En el contexto del descalabro financiero de los últimos años, ese conflicto ha empujado las cosas a los extremos que alcanzaron esta semana, al negarse los republicanos a aprobar la autorización para el uso de fondos públicos si no se posterga la aplicación de la reforma de la salud de Obama, que para los conservadores y libertarios implica un aumento exponencial del Estado.

Obama está convencido de que el ala radical va a convertir a los republicanos en una fuerza marginal y otorgar a su partido un dominio permanente, sustentado no sólo en la mayoría moderada, sino en las llamadas “minorías”, léase hispanos y afroamericanos.
Los republicanos moderados temen que esto suceda.

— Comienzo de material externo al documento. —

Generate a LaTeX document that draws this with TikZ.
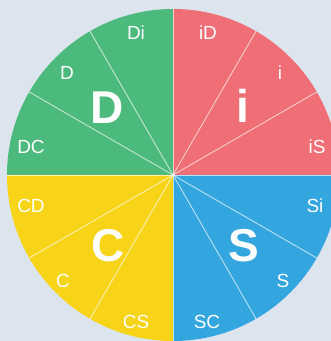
\documentclass[tikz,border=0pt]{standalone}
\usepackage{fontspec}
\setmainfont{Liberation Sans}
\definecolor{bgc}{RGB}{220,228,238}
\definecolor{dgreen}{RGB}{77,186,125}
\definecolor{ired}{RGB}{240,110,117}
\definecolor{syellow}{RGB}{247,212,23}
\definecolor{cblue}{RGB}{52,166,223}
\begin{document}
\begin{tikzpicture}[x=1pt,y=1pt,
  divider/.style={draw=white, draw opacity=0.65, line width=0.9pt},
  small/.style={text=white, inner sep=0pt, font=\fontsize{19}{19}\selectfont},
  big/.style={text=white, inner sep=0pt, font=\fontsize{46}{46}\selectfont\bfseries}]
\useasboundingbox (0,0) rectangle (331,341);
\fill[bgc] (0,0) rectangle (331,341);
\coordinate (c) at (173,166);
\begin{scope}
\clip (0,0) rectangle (331,341);
\fill[dgreen] (c) -- ++(90:166) arc[start angle=90,end angle=180,radius=166] -- cycle;
\fill[ired] (c) -- ++(0:166) arc[start angle=0,end angle=90,radius=166] -- cycle;
\fill[syellow] (c) -- ++(180:166) arc[start angle=180,end angle=270,radius=166] -- cycle;
\fill[cblue] (c) -- ++(270:166) arc[start angle=270,end angle=360,radius=166] -- cycle;
\foreach \a in {0,30,...,330} \draw[divider] (c) -- ++(\a:166);
\end{scope}
\node[small] (lDi) at (136,308) {Di};
\node[small] (liD) at (208,308) {iD};
\node[small] (lD) at (67,268) {D};
\node[small] (li) at (280,268) {i};
\node[small] (lDC) at (31,194) {DC};
\node[small] (liS) at (317,194) {iS};
\node[small] (lCD) at (31,135) {CD};
\node[small] (lSi) at (315,135) {Si};
\node[small] (lC) at (63,60) {C};
\node[small] (lS) at (283,60) {S};
\node[small] (lCS) at (136,19) {CS};
\node[small] (lSC) at (207,19) {SC};
\node[big] (bD) at (107,233) {D};
\node[big] (bi) at (243,235) {i};
\node[big] (bC) at (108,95) {C};
\node[big] (bS) at (244,95) {S};
\end{tikzpicture}
\end{document}
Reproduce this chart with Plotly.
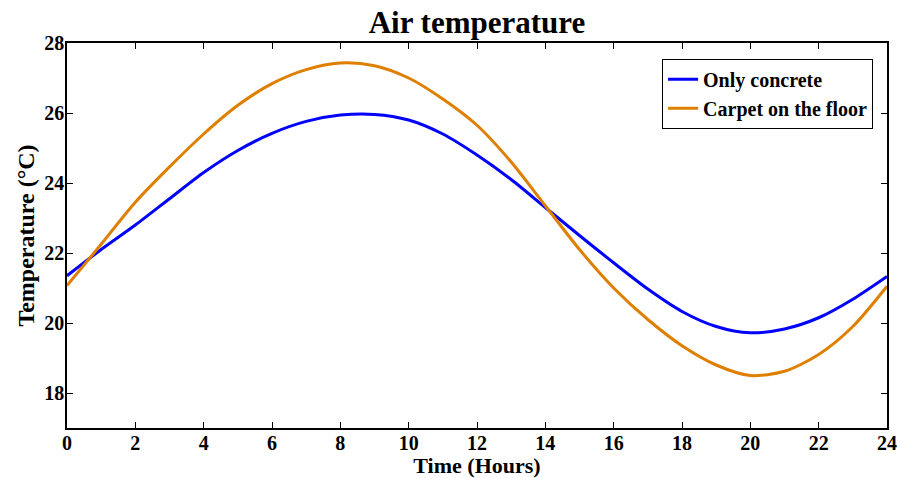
import plotly.graph_objects as go

hours = list(range(0, 25))
only_concrete = [21.35, 22.10, 22.80, 23.55, 24.30, 24.93, 25.42, 25.76, 25.94, 25.96,
                 25.80, 25.40, 24.80, 24.10, 23.30, 22.50, 21.72, 20.97, 20.33, 19.90,
                 19.72, 19.83, 20.15, 20.68, 21.33]
carpet_floor = [21.07, 22.25, 23.45, 24.46, 25.40, 26.22, 26.84, 27.24, 27.43, 27.35,
                27.00, 26.40, 25.65, 24.60, 23.35, 22.10, 21.00, 20.10, 19.35, 18.80,
                18.50, 18.62, 19.10, 19.90, 21.05]
x_ticks = list(range(0, 25, 2))
y_ticks = list(range(18, 29, 2))

font_family = "Liberation Serif"

fig = go.Figure()
fig.add_trace(go.Scatter(x=hours, y=only_concrete, mode="lines", name="Only concrete",
                         line=dict(color="#0000FF", width=3, shape="spline", smoothing=0.8)))
fig.add_trace(go.Scatter(x=hours, y=carpet_floor, mode="lines", name="Carpet on the floor",
                         line=dict(color="#DF7F00", width=3, shape="spline", smoothing=0.8)))

axis_common = dict(showline=True, linecolor="black", linewidth=1.5, mirror="ticks",
                   ticks="inside", ticklen=6, tickwidth=1, tickcolor="black",
                   showgrid=False, zeroline=False, automargin=False,
                   tickfont=dict(family=font_family, size=20, color="black", weight="bold"))

fig.update_layout(
    width=898, height=478,
    margin=dict(l=67, r=11, t=43, b=50),
    paper_bgcolor="white", plot_bgcolor="white",
    title=dict(text="<b>Air temperature</b>", xref="paper", x=0.5, xanchor="center",
               yref="container", y=0.954, yanchor="middle",
               font=dict(family=font_family, size=31, color="black")),
    xaxis=dict(range=[0, 24], tickvals=x_ticks, ticklabelstandoff=-4,
               title=dict(text="<b>Time (Hours)</b>", standoff=4,
                          font=dict(family=font_family, size=22, color="black")),
               **axis_common),
    yaxis=dict(range=[17, 28], tickvals=y_ticks, ticklabelstandoff=-3,
               title=dict(text="<b>Temperature (°C)</b>", standoff=3,
                          font=dict(family=font_family, size=24, color="black")),
               **axis_common),
    legend=dict(x=0.983, y=0.959, xanchor="right", yanchor="top",
                bgcolor="white", bordercolor="black", borderwidth=1,
                font=dict(family=font_family, size=20, color="black", weight="bold"),
                tracegroupgap=0, itemwidth=30),
    showlegend=True,
)

fig.write_html("out.html", config={"displayModeBar": False},
               post_script="document.body.style.margin='0';document.body.style.overflow='hidden';")
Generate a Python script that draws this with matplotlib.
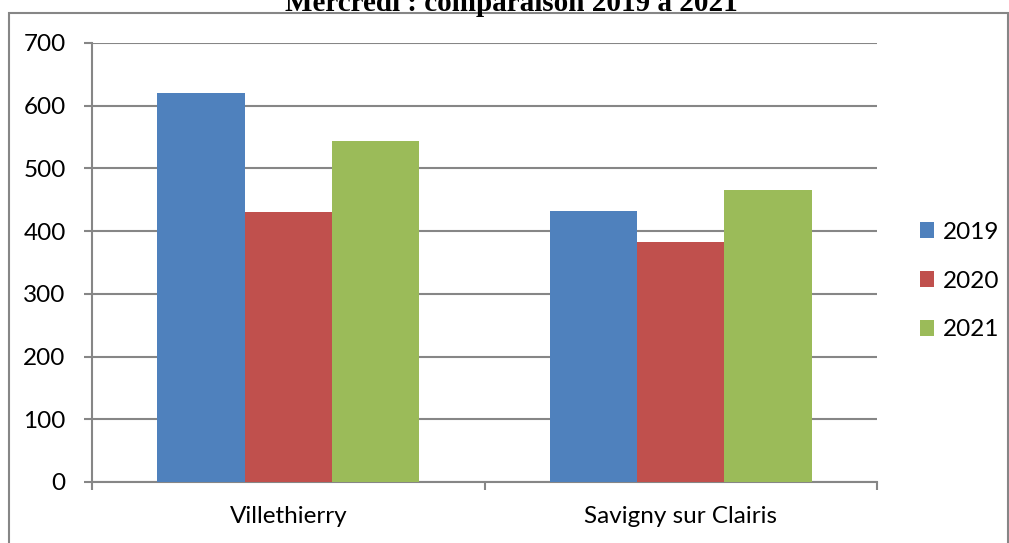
import matplotlib.pyplot as plt
import matplotlib.patches as mpatches
import numpy as np

communes = ['Villethierry', 'Savigny sur Clairis']
annees = ['2019', '2020', '2021']
v2019 = [621, 432]
v2020 = [430, 382]
v2021 = [543, 465]
couleurs = ['#4F81BD', '#C0504D', '#9BBB59']

plt.rcParams['font.family'] = ['Lato', 'DejaVu Sans']

fig = plt.figure(figsize=(10.09, 5.43), dpi=100)
ax = fig.add_axes([92 / 1009, 61 / 543, 785 / 1009, 439 / 543])

# cadre du graphique (coupe en haut et en bas comme sur la capture)
fig.patches.append(mpatches.Rectangle((9 / 1009, -0.05), 999 / 1009, 1.05 - 13 / 543,
                                      transform=fig.transFigure, fill=False,
                                      edgecolor='#868686', linewidth=1.5))

x = np.arange(len(communes))
w = 1 / 4.5
for i, (vals, lab) in enumerate(zip([v2019, v2020, v2021], annees)):
    ax.bar(x + (i - 1) * w, vals, w, color=couleurs[i], label=lab, zorder=3)

ax.set_ylim(0, 700)
ax.set_xlim(-0.5, 1.5)
ax.set_yticks(range(0, 701, 100))
ax.yaxis.grid(True, color='#868686', linewidth=1.5, zorder=0)
ax.tick_params(axis='y', length=6, width=1.5, color='#868686', pad=13, labelsize=17.5)

ax.set_xticks([-0.5, 0.5, 1.5])
ax.set_xticklabels([])
ax.set_xticks(x, minor=True)
ax.set_xticklabels(communes, minor=True)
ax.tick_params(axis='x', which='major', length=6, width=1.5, color='#868686')
ax.tick_params(axis='x', which='minor', length=0, pad=17, labelsize=17.5)

for s in ['top', 'right']:
    ax.spines[s].set_visible(False)
for s in ['left', 'bottom']:
    ax.spines[s].set_color('#868686')
    ax.spines[s].set_linewidth(1.5)

ax.legend(loc='center left', bbox_to_anchor=(898 / 1009, 1 - 281 / 543),
          bbox_transform=fig.transFigure, frameon=False, fontsize=17.5,
          handlelength=0.6, handleheight=0.6, handletextpad=0.35, labelspacing=1.15)

fig.text(511 / 1009, 1 - 11 / 543, 'Mercredi : comparaison 2019 à 2021',
         ha='center', va='baseline', fontsize=21, fontweight='bold',
         family=['Liberation Serif', 'DejaVu Serif'])

fig.savefig('out.png', dpi=100)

Incluso alguien tan “duro” como Dick Morris, el ex asesor de Clinton convertido desde hace años en un vocero del republicanismo radical, ha alertado contra “un cierre que la gente percibe como contrario a sus intereses y que ve con mucho miedo”.

Pero el “Tea Party” cree que esta es su gran oportunidad y que el país, hastiado del estatismo, se volcará con un líder dispuesto a llevar a cabo una gran revolución libertario-conservadora.
¿Cómo concilian esta convicción con encuestas que dicen que el cierre es abrumadoramente impopular y que la gente culpa más a la derecha que a la izquierda? 
Lo hacen apelando a otras encuestas, especialmente las que señalan que una mayoría de estadounidenses se opone al “Obamacare”, la reforma de la salud pública que entró en vigor el 1 de octubre y mediante la cual el gobierno obliga a todos a tomar un seguro médico, exige a las empresas contratarlo para empleados que cumplan más de 30 horas semanales de trabajo y ofrece subvenciones a millones de personas de bajos recursos.

“Obamacare -decía Rand Paul, el congresista de Kentucky que simboliza a los libertarios- es la línea Maginot del gobierno de Obama, porque él cree que lo va a defender, pero en realidad va a ser como la línea de defensa francesa penetrada por los alemanes en la Primer Guerra Mundial”.

El presidente considera que esa es la reforma insignia de su gobierno y que pasará a la historia por ella.
Los republicanos creen que es la gota que colmó el vaso del estatismo en el país fundado sobre la idea de la libertad.
Pocas veces estuvo más nítida la línea demarcatoria.

Si ninguno cede y el techo de la descomunal deuda no se eleva, Estados Unidos entrará en suspensión de pagos y habrá, al menos en el corto plazo, una hecatombe financiera mundial.
Si alguno cede, será sólo un paso atrás a la espera de dar dos adelante.